We've had a cancellation, so there was no presented topic this month. Instead, we had an informal round-table discussion, on whatever UNIX-related topics people wanted to discuss. Attendance was rather small (around 15 people), but the discussion was lively nonetheless. Topics were mostly technical, and ranged from trying to gain root access on an inherited SGI machine (who's root password was unknown), to setting up network access using dial-up IP.

February 13, 1996: Java and HotJava

This month, Ian Watts of Sun Systems of Manitoba, and Paula Ehn of the University of Manitoba (and employed by Sun, through their campus access program), presented Sun's hottest new technology, the Java language, and their HotJava Web browser. This presentation included a live demo of the software.

Ian Watts started with a general overview of Java, and described Sun's strategy with respect to that product. Paula then provided a technical description of Java, including a demo. Scott Hamilton, also from Sun, was on hand to answer technical questions.

March 12, 1996: Managing Client/Server High Availability

Presented by Mike Sniezek, of BMC Software.

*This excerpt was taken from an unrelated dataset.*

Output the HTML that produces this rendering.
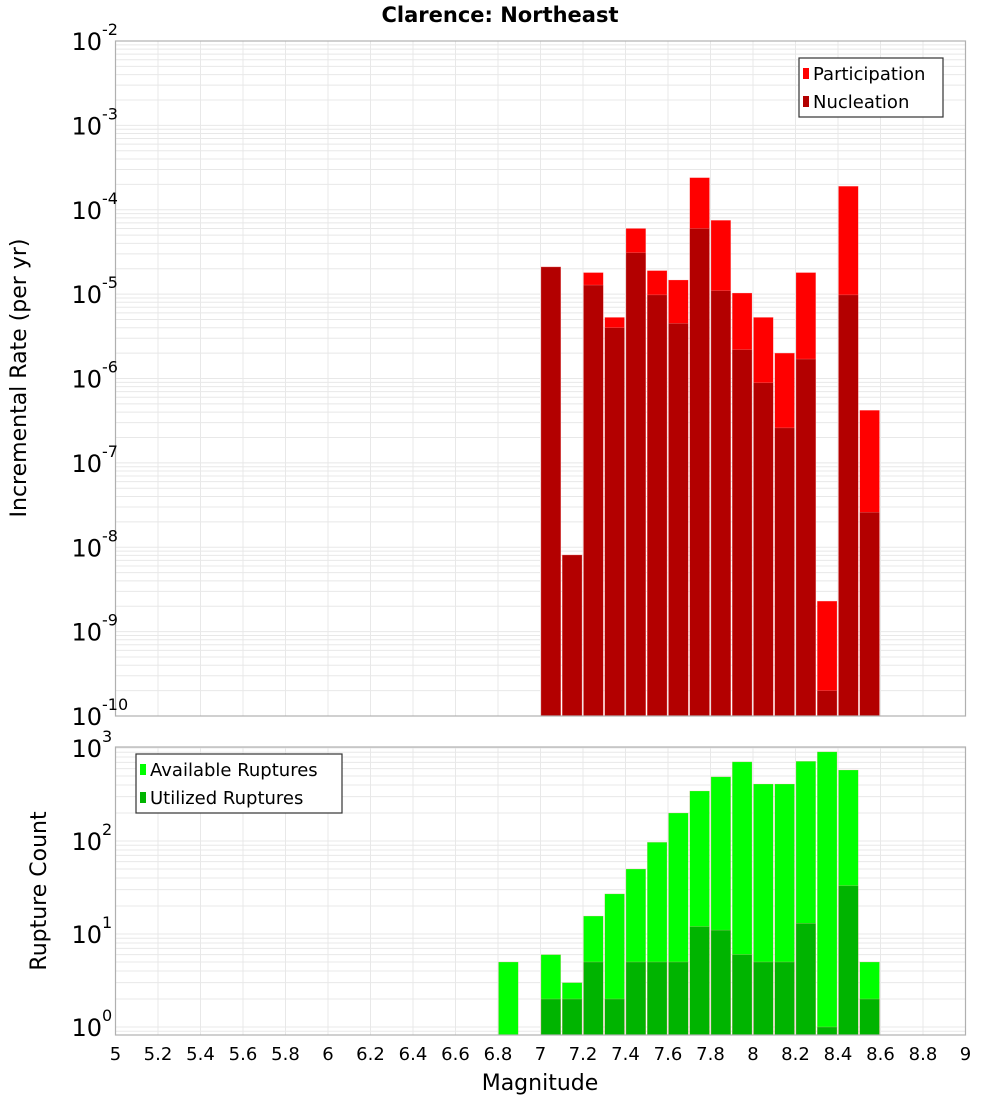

If it seems like you are spending all your time fighting fires and trying to track down the cause of problems, you might have benefitted from this presentation. Mike talked about some of the most common and persistent problems in the distributed environments, whether it's a heterogeneous or homogeneous environment. And whether you're dealing with databases, applications, underlying technologies or all of it. The talk focused on solving these problems with real-world, common sense solutions. (A lot of the advice dealt with PC hardware configuration, and nothing specific to UNIX. But this advice is nonetheless useful to most people working in a mixed network environment, where PCs are likely to be involved.)

The talk concluded with a brief Q&A period. Free t-shirts as well as product information and video tapes from BMC were given out to those who wanted them.

April 9, 1996: Round-Table Discussion

Due to circumstances beyond MUUG's control, we were unable to meet at the usual location this month, so the topic originally scheduled for this month has been moved to May. In its place, we had a round-table discussion, on various topics of interest to UNIX users. Topics varied quite a bit, and included questions and discussions on AIX, installing Solaris, network security under Linux, Windows NT, and even VMS.

For this month only, the meeting was held at ISM, at 400 Ellice Ave, where the Linux SIG usually meets. (Our thanks to Doug Jackson, of ISM, for hosting this meeting, and to Doug Shewfelt for chairing it.)

May 14, 1996: Oracle Webserver Technology

Presented by Gavin Sellman, Oracle Canada. The Oracle WebServer (tm) combines the simplicity of the World Wide Web with Oracle's leading edge database technology to enable a whole new generation of powerful Web applications. The system consists of several modular components, which follow standard protocols and interfaces. The WebServer itself is a standard HTTP/1.0 server, with support for external CGI programs. WebAgent is such a CGI, and provides the interface to the Oracle database server, via a TCP/IP based protocol. Queries are passed along to the database server, which executes stored procedures to extract the requested data, and produce HTML output, which is then passed back to WebAgent, WebServer, and finally the web browser.

During this presentation, Gavin demonstrated Oracle Web applications running over the Internet. These were simple demos of an employee database, and an online order system. All of the demonstrated software is available, for a free 90-day trial, for several platforms, at Oracle's Web site.

June 11, 1996: MUUG Barbecue (6:30 PM)

Another long-standing MUUG tradition is that we kick off our summer break with another party! As the warm June sun lures us away from dark, stuffy meeting rooms, what better way to get together with other UNIX users than at our annual BBQ?

This year, the barbeque was held at Assiniboine Park. Unfortunately, despite almost ideal weather for it, the turn-out was very small. There were only 10 people, and most of them were board members and spouses. Only one non-board member showed up, which was rather disappointing. Thank you to those who did come out; I hope you had a good time. A big thank you to those who helped coordinate, and get the required stuff.